Job promise of renewables dream failing to materialise
Matt Canavan’s commentary piece (“Nickel isn’t worth a brass razoo without fossil fuel”, 17-18/2) alerts us to the fracturing of Labor’s emissions and jobs compact. The promised 604,000 jobs by 2030 was unbelievable spin; of these only 64,000 were direct jobs. The modelling didn’t include job losses among “carbon workers” or the impact of a carbon price on trade-exposed industries. Most of the jobs were to be in regional Australia, only winners included.
Far from creating jobs, we’re facing the loss of our nickel industry. With 1000 mining jobs gone, another 3000 workers are at risk with the announcement that BHP may mothball its entire Nickel West operations. With no nickel industry our battery ambitions remain a forlorn hope.

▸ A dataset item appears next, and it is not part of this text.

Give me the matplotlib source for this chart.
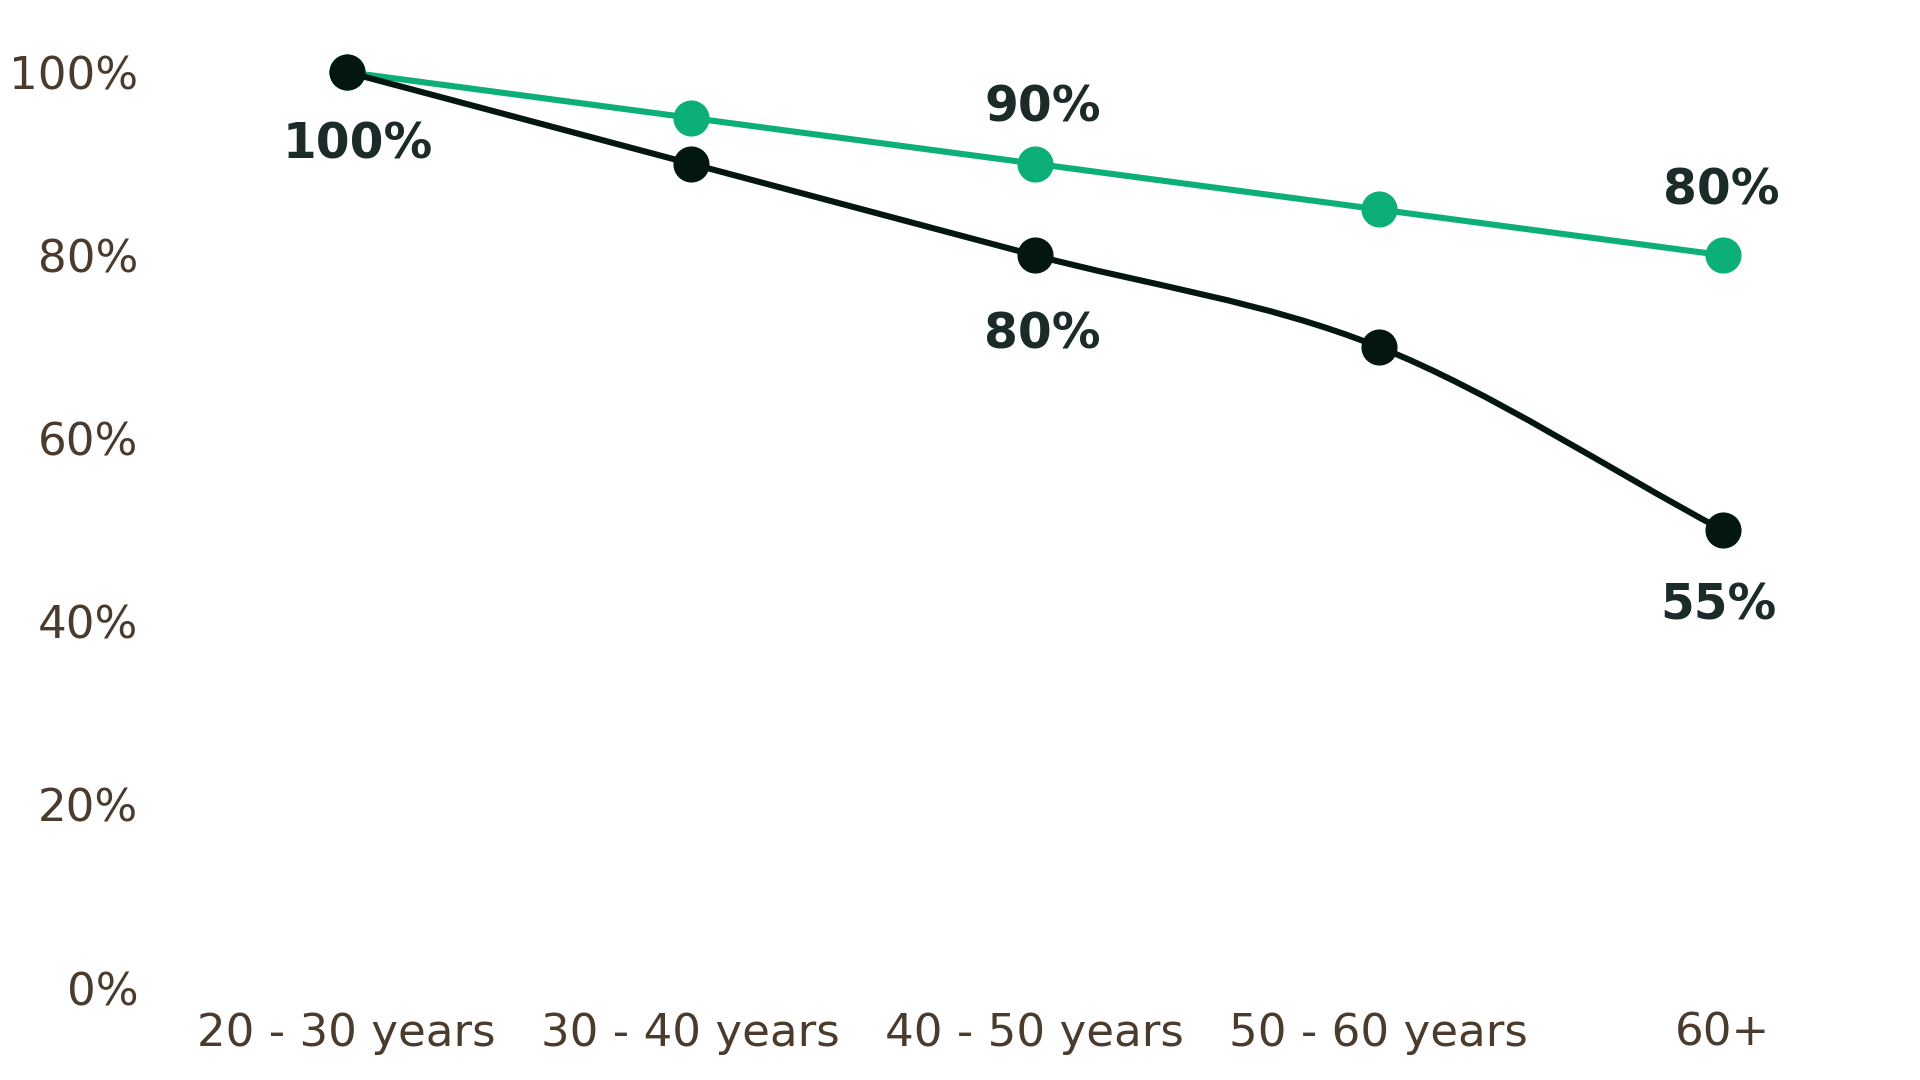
import matplotlib
matplotlib.use('Agg')
import matplotlib.pyplot as plt
from matplotlib.path import Path
from matplotlib.patches import PathPatch
from matplotlib.ticker import FuncFormatter

# data
age_groups = ['20 - 30 years', '30 - 40 years', '40 - 50 years', '50 - 60 years', '60+']
dark_values = [100, 90, 80, 70, 50]
green_values = [100, 95, 90, 85, 80]
dark_labels = ['100%', None, '80%', None, '55%']
green_labels = [None, None, '90%', None, '80%']

DARK = '#041611'
GREEN = '#0DAF78'
LABEL = '#1B2B29'
TICK = '#4A3B2D'

plt.rcParams['font.family'] = ['DejaVu Sans']


def monotone_path(xs, ys):
	# monotone cubic bezier through the points (like a smoothed line chart)
	n = len(xs)
	d = [(ys[i + 1] - ys[i]) / (xs[i + 1] - xs[i]) for i in range(n - 1)]
	m = [d[0]] + [0.0] * (n - 2) + [d[-1]]
	for i in range(1, n - 1):
		if d[i - 1] * d[i] <= 0:
			m[i] = 0.0
		else:
			m[i] = (d[i - 1] + d[i]) / 2
	verts = [(xs[0], ys[0])]
	codes = [Path.MOVETO]
	for i in range(n - 1):
		h = (xs[i + 1] - xs[i]) / 3
		verts += [(xs[i] + h, ys[i] + m[i] * h),
			(xs[i + 1] - h, ys[i + 1] - m[i + 1] * h),
			(xs[i + 1], ys[i + 1])]
		codes += [Path.CURVE4] * 3
	return Path(verts, codes)


fig = plt.figure(figsize=(19.2, 10.8), dpi=100)
ax = fig.add_axes([174.5 / 1920, 92 / 1080, 1720 / 1920, 916 / 1080])
xs = list(range(len(age_groups)))

for vals, col, z in [(green_values, GREEN, 2), (dark_values, DARK, 3)]:
	ax.add_patch(PathPatch(monotone_path(xs, vals), facecolor='none', edgecolor=col,
		linewidth=4.4, capstyle='round', zorder=z, clip_on=False))
	ax.plot(xs, vals, 'o', color=col, markersize=25, zorder=z + 0.5, clip_on=False)

# value labels
dark_off = [(11, -72), None, (8, -79), None, (-4, -75)]
green_off = [None, None, (8, 56), None, (-1, 65)]
for labels, vals, offs in [(dark_labels, dark_values, dark_off), (green_labels, green_values, green_off)]:
	for i, lab in enumerate(labels):
		if lab is None:
			continue
		ax.annotate(lab, (xs[i], vals[i]), xytext=offs[i], textcoords='offset pixels',
			ha='center', va='center', fontsize=35, fontweight='bold', color=LABEL)

ax.set_xlim(-0.5, len(age_groups) - 0.5)
ax.set_ylim(0, 100)
ax.set_xticks(xs)
ax.set_xticklabels(age_groups)
ax.set_yticks([0, 20, 40, 60, 80, 100])
ax.yaxis.set_major_formatter(FuncFormatter(lambda v, p: f'{int(v)}%'))
ax.tick_params(axis='both', length=0, labelsize=32.5, labelcolor=TICK)
ax.tick_params(axis='y', pad=26)
ax.tick_params(axis='x', pad=17)
for s in ax.spines.values():
	s.set_visible(False)

fig.savefig('out.png', dpi=100)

The aluminium industry is vulnerable, too, with the loss of 800 jobs at Alcoa’s Kwinana refinery south of Perth. What’s the future for smelters and steelmaking – and their large workforces – which are heavily reliant on affordable and reliable baseload power?
It’s fanciful to imagine being a global renewables superpower when we’re locked into overseas supply chains for imported solar panels, wind towers and electrical equipment, like the 17.5km of Chinese high-voltage conductors. China wants our tariffs on their wind towers, railway wheels and kitchen sinks lifted while reconsidering theirs on our wine.

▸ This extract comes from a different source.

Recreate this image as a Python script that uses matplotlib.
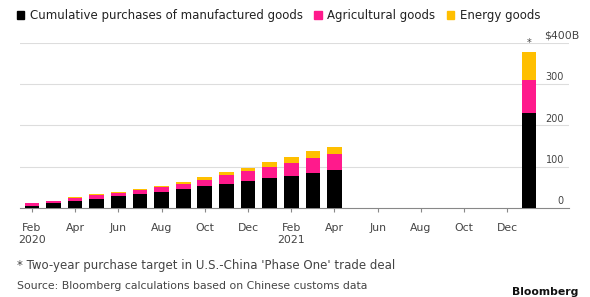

Energy Minister Chris Bowen rejects that acting on climate change could cause job losses, saying “that’s always been a lie, and it’s a bigger lie today”. Minister, these developments are surely at odds with your promised jobs bonanza under Labor’s energy plans.

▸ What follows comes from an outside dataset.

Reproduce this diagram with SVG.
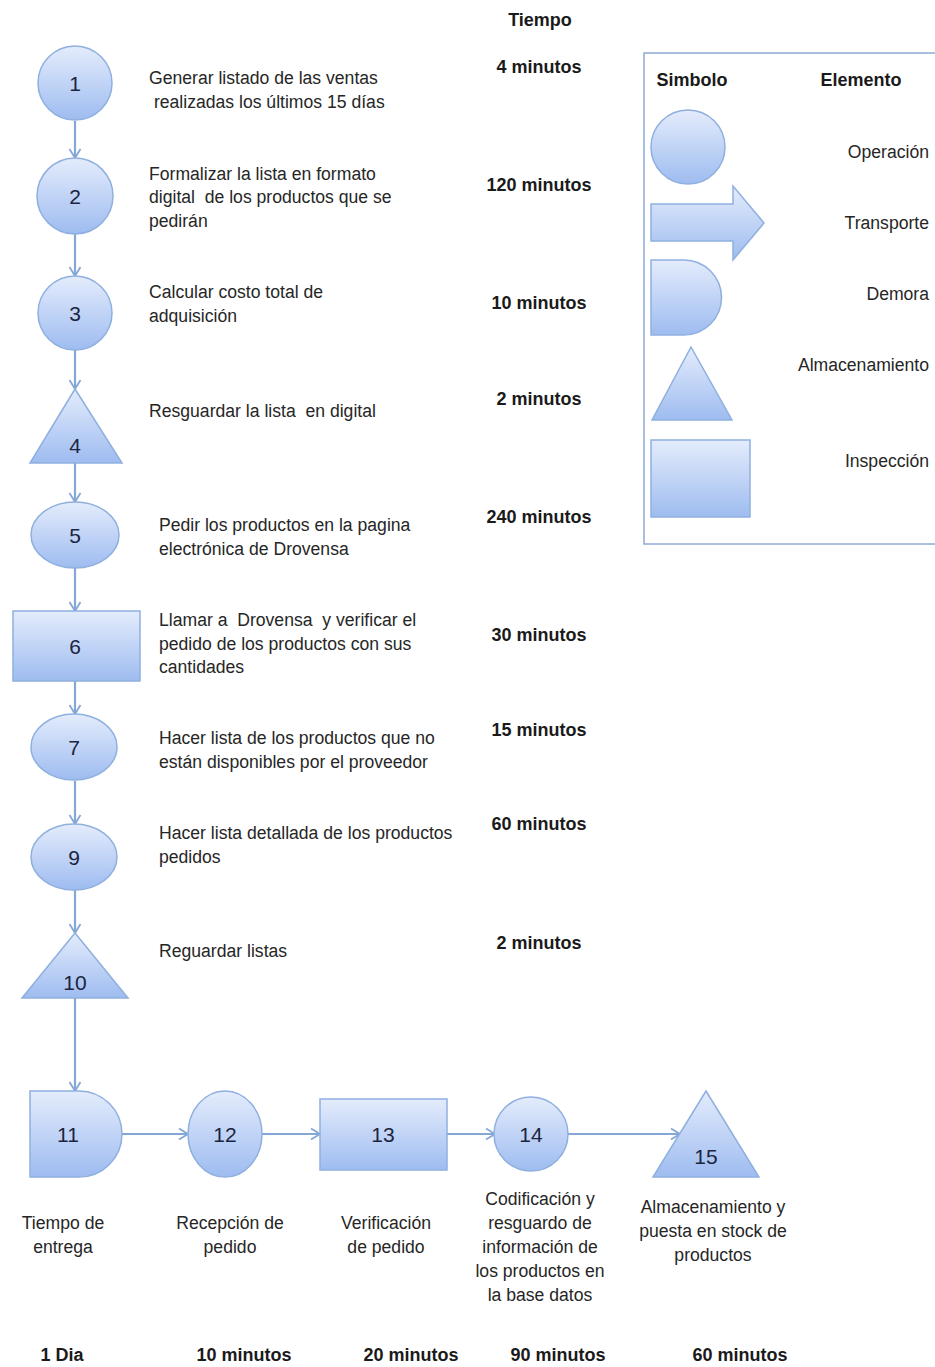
<svg xmlns="http://www.w3.org/2000/svg" width="935" height="1367" viewBox="0 0 935 1367">
<defs>
<linearGradient id="g" x1="0" y1="0" x2="0" y2="1">
<stop offset="0" stop-color="#e4ecfc"/>
<stop offset="1" stop-color="#9ebcf0"/>
</linearGradient>
<marker id="ah" markerWidth="14" markerHeight="14" refX="12" refY="7" orient="auto" markerUnits="userSpaceOnUse">
<path d="M3,1.5 L12,7 L3,12.5" fill="none" stroke="#85a7d6" stroke-width="1.8"/>
</marker>
<style>
.s{fill:url(#g);stroke:#8fb0df;stroke-width:1.5}
.c{stroke:#85a7d6;stroke-width:2.2;fill:none;marker-end:url(#ah)}
.n{font-family:"Liberation Sans",Arial,sans-serif;font-size:21px;fill:#1c2540;text-anchor:middle}
.t{font-family:"Liberation Sans",Arial,sans-serif;font-size:17.6px;fill:#262626;white-space:pre}
.m{font-family:"Liberation Sans",Arial,sans-serif;font-size:18px;font-weight:bold;fill:#1a1a1a;text-anchor:middle}
.tc{font-family:"Liberation Sans",Arial,sans-serif;font-size:17.6px;fill:#262626;text-anchor:middle}
.tr{font-family:"Liberation Sans",Arial,sans-serif;font-size:17.6px;fill:#262626;text-anchor:end}
</style>
</defs>
<rect width="935" height="1367" fill="#ffffff"/>

<g id="connectors">
<line class="c" x1="75" y1="121" x2="75" y2="158"/>
<line class="c" x1="75" y1="234" x2="75" y2="276"/>
<line class="c" x1="75" y1="350" x2="75" y2="389"/>
<line class="c" x1="75" y1="463" x2="75" y2="502"/>
<line class="c" x1="75" y1="568" x2="75" y2="611"/>
<line class="c" x1="75" y1="681" x2="75" y2="714"/>
<line class="c" x1="75" y1="781" x2="75" y2="824"/>
<line class="c" x1="75" y1="890" x2="75" y2="933"/>
<line class="c" x1="75" y1="998" x2="75" y2="1091"/>
<line class="c" x1="122" y1="1134" x2="188" y2="1134"/>
<line class="c" x1="262" y1="1134" x2="320" y2="1134"/>
<line class="c" x1="447" y1="1134" x2="495" y2="1134"/>
<line class="c" x1="568" y1="1134" x2="680" y2="1134"/>
</g>

<text class="m" x="540" y="26">Tiempo</text>

<g id="n1">
<circle class="s" cx="75" cy="83" r="37"/>
<text class="n" x="75" y="91">1</text>
<text class="t" x="149" y="84">Generar listado de las ventas</text>
<text class="t" x="149" y="108"> realizadas los últimos 15 días</text>
<text class="m" x="539" y="73">4 minutos</text>
</g>
<g id="n2">
<circle class="s" cx="75" cy="196" r="38"/>
<text class="n" x="75" y="204">2</text>
<text class="t" x="149" y="180">Formalizar la lista en formato</text>
<text class="t" x="149" y="203">digital  de los productos que se</text>
<text class="t" x="149" y="227">pedirán</text>
<text class="m" x="539" y="191">120 minutos</text>
</g>
<g id="n3">
<circle class="s" cx="75" cy="313" r="37"/>
<text class="n" x="75" y="321">3</text>
<text class="t" x="149" y="298">Calcular costo total de</text>
<text class="t" x="149" y="322">adquisición</text>
<text class="m" x="539" y="309">10 minutos</text>
</g>
<g id="n4">
<polygon class="s" points="75,389 122,463 30,463"/>
<text class="n" x="75" y="453">4</text>
<text class="t" x="149" y="417">Resguardar la lista  en digital</text>
<text class="m" x="539" y="405">2 minutos</text>
</g>
<g id="n5">
<ellipse class="s" cx="75" cy="535" rx="44" ry="33"/>
<text class="n" x="75" y="543">5</text>
<text class="t" x="159" y="531">Pedir los productos en la pagina</text>
<text class="t" x="159" y="555">electrónica de Drovensa</text>
<text class="m" x="539" y="523">240 minutos</text>
</g>
<g id="n6">
<rect class="s" x="13" y="611" width="127" height="70"/>
<text class="n" x="75" y="654">6</text>
<text class="t" x="159" y="626">Llamar a  Drovensa  y verificar el</text>
<text class="t" x="159" y="650">pedido de los productos con sus</text>
<text class="t" x="159" y="673">cantidades</text>
<text class="m" x="539" y="641">30 minutos</text>
</g>
<g id="n7">
<ellipse class="s" cx="74" cy="747" rx="43" ry="33"/>
<text class="n" x="74" y="755">7</text>
<text class="t" x="159" y="744">Hacer lista de los productos que no</text>
<text class="t" x="159" y="768">están disponibles por el proveedor</text>
<text class="m" x="539" y="736">15 minutos</text>
</g>
<g id="n9">
<ellipse class="s" cx="74" cy="857" rx="43" ry="33"/>
<text class="n" x="74" y="865">9</text>
<text class="t" x="159" y="839">Hacer lista detallada de los productos</text>
<text class="t" x="159" y="863">pedidos</text>
<text class="m" x="539" y="830">60 minutos</text>
</g>
<g id="n10">
<polygon class="s" points="75,933 128,998 22,998"/>
<text class="n" x="75" y="990">10</text>
<text class="t" x="159" y="957">Reguardar listas</text>
<text class="m" x="539" y="949">2 minutos</text>
</g>
<g id="n11">
<path class="s" d="M30,1091 H79 A43,43 0 0 1 79,1177 H30 Z"/>
<text class="n" x="68" y="1142">11</text>
<text class="tc" x="63" y="1229">Tiempo de</text>
<text class="tc" x="63" y="1253">entrega</text>
<text class="m" x="62" y="1361">1 Dia</text>
</g>
<g id="n12">
<ellipse class="s" cx="225" cy="1134" rx="37" ry="43"/>
<text class="n" x="225" y="1142">12</text>
<text class="tc" x="230" y="1229">Recepción de</text>
<text class="tc" x="230" y="1253">pedido</text>
<text class="m" x="244" y="1361">10 minutos</text>
</g>
<g id="n13">
<rect class="s" x="320" y="1099" width="127" height="71"/>
<text class="n" x="383" y="1142">13</text>
<text class="tc" x="386" y="1229">Verificación</text>
<text class="tc" x="386" y="1253">de pedido</text>
<text class="m" x="411" y="1361">20 minutos</text>
</g>
<g id="n14">
<circle class="s" cx="531" cy="1134" r="37"/>
<text class="n" x="531" y="1142">14</text>
<text class="tc" x="540" y="1205">Codificación y</text>
<text class="tc" x="540" y="1229">resguardo de</text>
<text class="tc" x="540" y="1253">información de</text>
<text class="tc" x="540" y="1277">los productos en</text>
<text class="tc" x="540" y="1301">la base datos</text>
<text class="m" x="558" y="1361">90 minutos</text>
</g>
<g id="n15">
<polygon class="s" points="706,1091 759,1177 653,1177"/>
<text class="n" x="706" y="1164">15</text>
<text class="tc" x="713" y="1213">Almacenamiento y</text>
<text class="tc" x="713" y="1237">puesta en stock de</text>
<text class="tc" x="713" y="1261">productos</text>
<text class="m" x="740" y="1361">60 minutos</text>
</g>

<g id="legend">
<rect x="644" y="53" width="300" height="491" fill="none" stroke="#8fabd6" stroke-width="1.5"/>
<text class="m" x="692" y="86">Simbolo</text>
<text class="m" x="861" y="86">Elemento</text>
<circle class="s" cx="688" cy="147" r="37"/>
<text class="tr" x="929" y="158">Operación</text>
<path class="s" d="M651,204 H733 V186 L764,223 L733,260 V241 H651 Z"/>
<text class="tr" x="929" y="229">Transporte</text>
<path class="s" d="M651,260 H684 A37.5,37.5 0 0 1 684,335 H651 Z"/>
<text class="tr" x="929" y="300">Demora</text>
<polygon class="s" points="691,347 732,420 652,420"/>
<text class="tr" x="929" y="371">Almacenamiento</text>
<rect class="s" x="651" y="440" width="99" height="77"/>
<text class="tr" x="929" y="467">Inspección</text>
</g>
</svg>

Jennie George, Mollymook, NSW
Nick Cater succinctly highlights, intentionally or otherwise, the dilemma facing us all: where do we get the best bang for our climate survival bucks (“Unaffordable green dream blacked out by reality”, 19/2)? There’s no doubt our overheated atmosphere has supercharged the climate regime under which our economy and our lifestyle will need to function for generations to come. The rolling climate catastrophes that have been in the headlines since the Black Summer inferno are likely only the prelude to what we’re facing down the track. It’s going to be all hands to the pumps; in every sense. While Cater, as a senior fellow at the Menzies Research Centre, perceives numerous problems, his comments would have been more helpful if they’d included an item or two as to how we’re going to deal with our dire situation.
John Mosig, Kew, Vic
Nick Cater reminds us that a Tesla charged from the grid is powered mainly by black coal. Perhaps we should remind him that the same Tesla is doing vastly less damage to the environment than its internal combustion engine counterpart. A Tesla reaches its carbon break-even point in just 20 months. After that its emissions (from production and road use) are effectively zero. And if it is powered by rooftop solar, as many are, it will reach break-even in just 12 months. An ICE vehicle will go on polluting all of its life. By all means attack EVs on account of their cost, but not on environmental grounds. Here, they indisputably lead the race.
Ken Enderby, Concord, NSW
Nick Cater tells many home truths, but none better than his closing thought to all the Tesla drivers that 80 per cent of their battery-charging electricity last weekend came from black coal. When you add the fact extracting the key minerals – nickel, lithium – to make the batteries is often environmentally very damaging, the warm inner glow of EV ownership must fade a little. Then add the facts some of the 1.5C warming this past 150 years was no doubt natural variation and we are still cooler than in Roman times despite our much higher CO2 levels, and you realise we don’t have a climate emergency anyway. If you bought your EV to help save the planet you were mistaken.
Doug Hurst, Chapman, ACT
Nick Cater provides a very good summary of the pitfalls of renewable energy, but another pitfall awaits if we should ever achieve the target of 82 per cent or higher renewables generation. Wind and solar generation are at the mercy of the weather and cannot be controlled and the rest of the grid has to be capable of adjusting output to balance fluctuating renewables generation. This is only possible while total renewables generation is less than demand, but eventually there will be times when renewables generation is greater than demand, creating the headache of managing the excess. The renewables program is being driven by politicians with little technical knowledge of what they are doing. We can only hope wise heads will prevail before we create a completely unstable grid.